Even though I'd become somewhat of a master at juggling bills, I remember having the power turned off twice, the gas turned off twice, the water shut off once, etc. All the while, Amy's medical bills were increasing at an alarming rate.  (She spent over 187 days in the hospital during the first two years after her diagnosis.) At first, bills would come in her name but were quickly changed to my name (as her husband). Eventually, I found myself being pursued by the Utah State Attorney General who was attempting to collect for the University of Utah Medical Center which was owned by the state.

Since I didn't have the funds to cover the debt, let alone court costs and attorney's fees, I did my best to avoid being served papers to appear in court. I remember making a game out of it with the kids. I told them that if anyone ever came to the door with a clipboard, they were not to answer the door. I can still see their faces as they would run back from the door saying "Dad, it's a clipboard guy!" When I'd get caught opening the door, they'd ask "Are you Robert Bishop?" and I would say "What can I help you with?" and they'd repeat "Are you Robert Bishop?" and I'd again say "What can I help you with?" This would go on and on (one guy asked me 16 times!) until they'd either become frustrated and walk away or they'd say that they had some important papers for Robert Bishop and which point I would say, "I'm sorry, I can't help you" and would shut the door. They tried their best to get me at home, the office, even at Church but were never successful. At the time it wasn't very funny, but I do chuckle about it now.

Christmas 1996 was especially difficult. Amy was living at my parent's home and we had just hired Anne-Marie as the children's nanny. Things were so tight at the office that I wasn't able to cash my payroll checks (there wasn't any money in the company's bank account to cover them). As Christmas Day approached, I wondered how I'd be able to provide any gifts for the children. I hadn't told anyone how bad off we were. One night, there was a knock at the door. When I opened it, there wasn't anyone there but I found an envelope on the porch with three one hundred dollar bills inside. To this day, I don't know who it was who left us this gift but with it we were able to have quite a nice Christmas. In the past, I had always been on the giving side of the equation. Being on the receiving end was much more difficult and was truly humbling.
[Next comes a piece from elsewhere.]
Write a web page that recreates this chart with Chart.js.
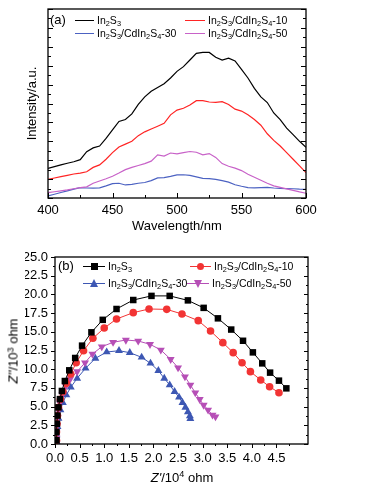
<!DOCTYPE html>
<html>
<head>
<meta charset="utf-8">
<script src="https://cdn.jsdelivr.net/npm/chart.js@4"></script>
<style>
  body { margin: 0; background: #fff; }
  #wrap { position: relative; width: 376px; height: 497px; background: #fff; overflow: hidden;
          font-family: "Liberation Sans", Arial, sans-serif; color: #000; }
  canvas { position: absolute; left: 0; }
  .lg { position: absolute; height: 14px; line-height: 14px; white-space: nowrap; font-size: 10.5px; }
  .sw { position: relative; display: inline-block; width: 20px; height: 14px; vertical-align: top; margin-right: 3px; }
  .sw .ln { position: absolute; left: 0; right: 0; top: 7px; height: 1px; }
  .sw .mk { position: absolute; left: 50%; top: 7px; }
  sub { font-size: 70%; vertical-align: -0.3em; line-height: 0; }
  sup { font-size: 70%; vertical-align: 0.45em; line-height: 0; }
  .tag { position: absolute; font-size: 13px; line-height: 14px; }
  .ttl { position: absolute; font-size: 13px; white-space: nowrap; transform: translate(-50%, -50%); }
</style>
</head>
<body>
<div id="wrap">
  <canvas id="plChart" width="376" height="234" style="top:0"></canvas>
  <canvas id="eisChart" width="376" height="257" style="top:240px"></canvas>
  <div class="tag" style="left:50px;top:13px">(a)</div>
  <div class="tag" style="left:58px;top:259px">(b)</div>
  <div class="ttl" style="left:13px;top:351px;transform:translate(-50%,-50%) rotate(-90deg)"><i>Z''</i>/10<sup>3</sup> ohm</div>
  <div class="ttl" style="left:182px;top:477px"><i>Z'</i>/10<sup>4</sup> ohm</div>
</div>
<script>
// ── DATA ─────────────────────────────────────────────────────────────
const seriesNames = [
  'In<sub>2</sub>S<sub>3</sub>',
  'In<sub>2</sub>S<sub>3</sub>/CdIn<sub>2</sub>S<sub>4</sub>-10',
  'In<sub>2</sub>S<sub>3</sub>/CdIn<sub>2</sub>S<sub>4</sub>-30',
  'In<sub>2</sub>S<sub>3</sub>/CdIn<sub>2</sub>S<sub>4</sub>-50'
];
const plainNames = ['In2S3', 'In2S3/CdIn2S4-10', 'In2S3/CdIn2S4-30', 'In2S3/CdIn2S4-50'];

// (a) PL spectra, wavelength in nm, intensity in a.u.
const wavelengths = [400,405,410,415,420,425,430,435,440,445,450,455,460,465,470,475,480,485,490,495,
  500,505,510,515,520,525,530,535,540,545,550,555,560,565,570,575,580,585,590,595,600];
const plIn2S3 = [15.7,16.6,17.5,18.4,19.2,20.3,24.5,26.5,27.5,31.5,36.0,40.5,41.5,44.5,49.5,53.5,56.5,58.5,60.5,63.5,
  67.0,69.5,73.0,76.5,77.0,77.0,74.5,73.0,74.0,72.5,68.0,63.5,58.0,53.5,50.5,45.0,41.5,37.0,33.5,30.0,26.8];
const pl10 = [9.9,10.6,11.3,12.0,12.7,13.2,13.9,16.2,17.5,20.5,24.0,27.0,28.5,30.0,33.0,35.0,36.5,38.0,39.5,44.0,
  46.5,47.5,49.2,51.5,51.5,50.8,50.6,51.0,49.5,47.0,46.0,44.0,41.5,38.5,34.0,30.5,27.5,24.0,20.5,17.0,13.4];
const pl30 = [1.1,2.0,2.9,3.8,4.7,5.5,5.3,5.2,5.4,6.4,7.6,7.8,6.9,7.2,7.8,8.2,9.2,10.6,10.8,11.4,
  12.2,12.3,12.0,11.2,10.4,10.3,9.9,9.2,8.4,7.0,6.2,5.5,5.4,5.5,5.6,5.3,5.1,5.0,4.9,4.7,4.6];
const pl50 = [2.8,3.3,3.8,4.3,4.9,5.5,5.9,7.8,9.0,10.2,11.5,13.2,15.0,16.2,17.2,18.2,19.5,22.8,22.2,23.8,
  23.4,24.0,24.6,24.2,22.8,23.5,21.5,18.2,16.8,15.8,14.5,12.6,11.0,9.4,7.8,6.4,5.6,4.8,4.0,3.2,2.5];

// (b) Nyquist plots, Z' in 10^4 ohm, Z'' in 10^3 ohm
const zReIn2S3 = [0.03,0.03,0.04,0.05,0.07,0.10,0.14,0.20,0.29,0.41,0.55,0.74,0.97,1.25,1.59,1.96,2.33,2.70,3.02,3.31,3.58,3.82,4.02,4.21,4.37,4.55,4.70];
const zImIn2S3 = [0.5,1.6,2.7,3.8,4.9,6.0,7.09,8.42,9.85,11.5,13.15,14.93,16.6,18.05,19.25,19.8,19.8,19.2,18.2,16.8,15.3,13.8,12.25,10.78,9.54,8.47,7.44];
const zRe10 = [0.03,0.03,0.04,0.05,0.07,0.11,0.16,0.23,0.32,0.43,0.58,0.77,1.00,1.25,1.59,1.91,2.27,2.58,2.91,3.16,3.41,3.62,3.80,3.97,4.18,4.36,4.55];
const zIm10 = [0.5,1.6,2.7,3.8,4.9,5.97,6.99,8.11,9.36,10.87,12.47,14.13,15.5,16.71,17.56,18.05,18.0,17.38,16.49,15.1,13.55,12.21,10.87,9.67,8.56,7.66,6.86];
const zRe30 = [0.03,0.03,0.05,0.07,0.11,0.16,0.23,0.32,0.45,0.62,0.82,1.05,1.30,1.52,1.76,1.94,2.10,2.22,2.33,2.43,2.52,2.59,2.65,2.70,2.74,2.75];
const zIm30 = [0.3,1.2,2.32,3.43,4.55,5.53,6.55,7.58,8.78,10.12,11.45,12.3,12.47,12.21,11.59,10.79,9.80,8.78,7.89,6.99,6.24,5.53,4.90,4.28,3.74,3.39];
const zRe50 = [0.03,0.03,0.03,0.04,0.05,0.07,0.10,0.15,0.22,0.31,0.45,0.61,0.76,0.95,1.18,1.44,1.69,1.93,2.15,2.35,2.50,2.64,2.75,2.85,2.94,3.02,3.11,3.20,3.26];
const zIm50 = [0.1,0.8,1.6,2.5,3.5,4.5,5.5,6.6,7.7,8.7,9.67,10.87,12.03,13.0,13.6,13.9,13.77,13.33,12.57,11.32,10.2,9.0,7.89,6.86,5.97,5.21,4.55,3.88,3.65];

const plColors = ['#000000', '#ff2424', '#4c62c2', '#c862c8'];
const eisColors = ['#000000', '#f23434', '#3d57b3', '#b64fb6'];

// ── HELPERS ──────────────────────────────────────────────────────────
Chart.defaults.font.family = '"Liberation Sans", Arial, sans-serif';
Chart.defaults.font.size = 13;
Chart.defaults.color = '#000';

const pairs = (xs, ys) => xs.map((x, i) => ({ x: x, y: ys[i] }));
const isMultiple = (v, step) => Math.abs(v / step - Math.round(v / step)) < 1e-6;

// frame box + tick marks (major/minor) drawn from the scales
const frameTicks = {
  id: 'frameTicks',
  afterDraw(chart, args, opts) {
    const { ctx, chartArea: a, scales } = chart;
    const xs = scales.x, ys = scales.y;
    const dirX = opts.xOut ? 1 : -1;
    const dirY = opts.yOut ? -1 : 1;
    ctx.save();
    ctx.strokeStyle = '#000';
    ctx.lineWidth = 1.3;
    ctx.strokeRect(a.left, a.top, a.right - a.left, a.bottom - a.top);
    ctx.lineWidth = 1;
    ctx.beginPath();
    xs.ticks.forEach((t, i) => {
      const px = Math.round(xs.getPixelForTick(i)) + 0.5;
      const len = isMultiple(t.value, opts.xMajor) ? opts.major : opts.minor;
      ctx.moveTo(px, a.bottom);
      ctx.lineTo(px, a.bottom + dirX * len);
    });
    ys.ticks.forEach((t, i) => {
      const py = Math.round(ys.getPixelForTick(i)) + 0.5;
      const len = isMultiple(t.value, opts.yMajor) ? opts.major : opts.minor;
      ctx.moveTo(a.left, py);
      ctx.lineTo(a.left + dirY * len, py);
      ctx.moveTo(a.right, py);
      ctx.lineTo(a.right - len, py);
    });
    ctx.stroke();
    ctx.restore();
  }
};

// ── (a) PL CHART ─────────────────────────────────────────────────────
const plSeries = [plIn2S3, pl10, pl30, pl50];
new Chart(document.getElementById('plChart'), {
  type: 'scatter',
  data: {
    datasets: plSeries.map((s, i) => ({
      label: plainNames[i],
      data: pairs(wavelengths, s),
      showLine: true,
      borderColor: plColors[i],
      borderWidth: 1.2,
      pointRadius: 0,
      order: [0, 1, 3, 2][i]
    }))
  },
  options: {
    responsive: false,
    animation: false,
    devicePixelRatio: 1,
    layout: { padding: { left: 25, top: 9, right: 70, bottom: 0 } },
    plugins: {
      legend: { display: false },
      tooltip: { enabled: false },
      frameTicks: { xMajor: 50, yMajor: 10, major: 5, minor: 3, xOut: false, yOut: false }
    },
    scales: {
      x: {
        type: 'linear', min: 400, max: 600,
        grid: { display: false, drawTicks: false },
        border: { display: false },
        ticks: { stepSize: 25, padding: 5, maxRotation: 0, autoSkip: false,
                  callback: (v) => isMultiple(v, 50) ? String(v) : '' },
        title: { display: true, text: 'Wavelength/nm', padding: 0, font: { size: 13 } },
        afterFit: (s) => { s.height = 36; }
      },
      y: {
        min: 0, max: 100,
        grid: { display: false, drawTicks: false },
        border: { display: false },
        ticks: { display: false, stepSize: 5 },
        title: { display: true, text: 'Intensity/a.u.', padding: 0, font: { size: 13 } },
        afterFit: (s) => { s.width = 23; }
      }
    }
  },
  plugins: [frameTicks]
});

// ── (b) EIS CHART ────────────────────────────────────────────────────
const eisRe = [zReIn2S3, zRe10, zRe30, zRe50];
const eisIm = [zImIn2S3, zIm10, zIm30, zIm50];
const eisShapes = ['rect', 'circle', 'triangle', 'triangle'];
const eisRotation = [0, 0, 0, 180];
const eisRadius = [4.6, 3.8, 4.6, 4.6];

new Chart(document.getElementById('eisChart'), {
  type: 'scatter',
  data: {
    datasets: eisRe.map((xs, i) => ({
      label: plainNames[i],
      data: pairs(xs, eisIm[i]),
      showLine: true,
      borderColor: eisColors[i],
      backgroundColor: eisColors[i],
      borderWidth: 1,
      pointStyle: eisShapes[i],
      rotation: eisRotation[i],
      pointRadius: eisRadius[i],
      pointBorderWidth: 0,
      order: [0, 1, 3, 2][i]
    }))
  },
  options: {
    responsive: false,
    animation: false,
    devicePixelRatio: 1,
    layout: { padding: { left: 25, top: 17, right: 68, bottom: 0 } },
    plugins: {
      legend: { display: false },
      tooltip: { enabled: false },
      frameTicks: { xMajor: 0.5, yMajor: 2.5, major: 4, minor: 2, xOut: true, yOut: true }
    },
    scales: {
      x: {
        type: 'linear', min: 0, max: 5.14,
        grid: { display: false, drawTicks: true, tickLength: 4 },
        border: { display: false },
        ticks: { stepSize: 0.25, padding: 3, maxRotation: 0, autoSkip: false,
                  callback: (v) => isMultiple(v, 0.5) ? v.toFixed(1) : '' },
        afterBuildTicks: (s) => { s.ticks = s.ticks.filter(t => isMultiple(t.value, 0.25)); },
        afterFit: (s) => { s.height = 53; }
      },
      y: {
        min: 0, max: 25,
        grid: { display: false, drawTicks: true, tickLength: 4 },
        border: { display: false },
        ticks: { stepSize: 1.25, padding: 3, autoSkip: false,
                  callback: (v) => isMultiple(v, 2.5) ? v.toFixed(1) : '' },
        afterFit: (s) => { s.width = 30; }
      }
    }
  },
  plugins: [frameTicks]
});

// ── LEGENDS (html, so sub-scripts stay real text) ────────────────────
function markerHtml(shape, color) {
  if (shape === 'rect') return `<span class="mk" style="width:7px;height:7px;margin:-3.5px 0 0 -3.5px;background:${color}"></span>`;
  if (shape === 'circle') return `<span class="mk" style="width:7px;height:7px;margin:-3.5px 0 0 -3.5px;border-radius:50%;background:${color}"></span>`;
  if (shape === 'up') return `<span class="mk" style="width:0;height:0;margin:-4.5px 0 0 -4.5px;border-left:4.5px solid transparent;border-right:4.5px solid transparent;border-bottom:8px solid ${color}"></span>`;
  if (shape === 'down') return `<span class="mk" style="width:0;height:0;margin:-3.5px 0 0 -4.5px;border-left:4.5px solid transparent;border-right:4.5px solid transparent;border-top:8px solid ${color}"></span>`;
  return '';
}

function addLegend(items) {
  const wrap = document.getElementById('wrap');
  items.forEach(it => {
    const d = document.createElement('div');
    d.className = 'lg';
    d.style.left = it.x + 'px';
    d.style.top = (it.y - 7) + 'px';
    d.innerHTML = `<span class="sw" style="width:${it.w}px"><span class="ln" style="background:${it.color}"></span>${markerHtml(it.shape, it.color)}</span>${it.label}`;
    wrap.appendChild(d);
  });
}

addLegend([
  { x: 75, y: 20, w: 19, color: plColors[0], label: seriesNames[0] },
  { x: 185, y: 20, w: 20, color: plColors[1], label: seriesNames[1] },
  { x: 75, y: 33, w: 19, color: plColors[2], label: seriesNames[2] },
  { x: 185, y: 33, w: 20, color: plColors[3], label: seriesNames[3] }
]);
addLegend([
  { x: 83, y: 266, w: 22, color: eisColors[0], shape: 'rect', label: seriesNames[0] },
  { x: 190, y: 266, w: 21, color: eisColors[1], shape: 'circle', label: seriesNames[1] },
  { x: 83, y: 283, w: 22, color: eisColors[2], shape: 'up', label: seriesNames[2] },
  { x: 187, y: 283, w: 22, color: eisColors[3], shape: 'down', label: seriesNames[3] }
]);
</script>
</body>
</html>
In the end, I decided that the only way to survive (i.e., provide for Amy's needs as well as protect and provide for our children) was to no longer be Amy's husband. I was told that as long as the disposition of marital assets was not changed because of an illness, whatever the parties agreed to in a divorce would not disqualify a person from receiving assistance. So, I took all the debt, financial responsibility for the children (no child support, medical assistance, day-care, etc.) and she walked away with no debt and no alimony. I was convinced our family would still go under but I had to stop the bleeding (every time Amy landed in the hospital it cost the family $1,500 a day with no insurance).

Due to complications with my wife's family (and here I can't be more specific), it took over two years to finalize the divorce. I'm sad to say that things became so ugly that today Amy's family and I rarely speak with one another (although the children and Anne-Marie and I continued to visit Amy weekly).

In January 2005, Amy Bishop died of complications due to Huntington's Disease (she choked to death while trying to swallow her food). In July of that same year, we sold everything we had (house, cars, possessions) and moved the family to Italy for a two year adventure.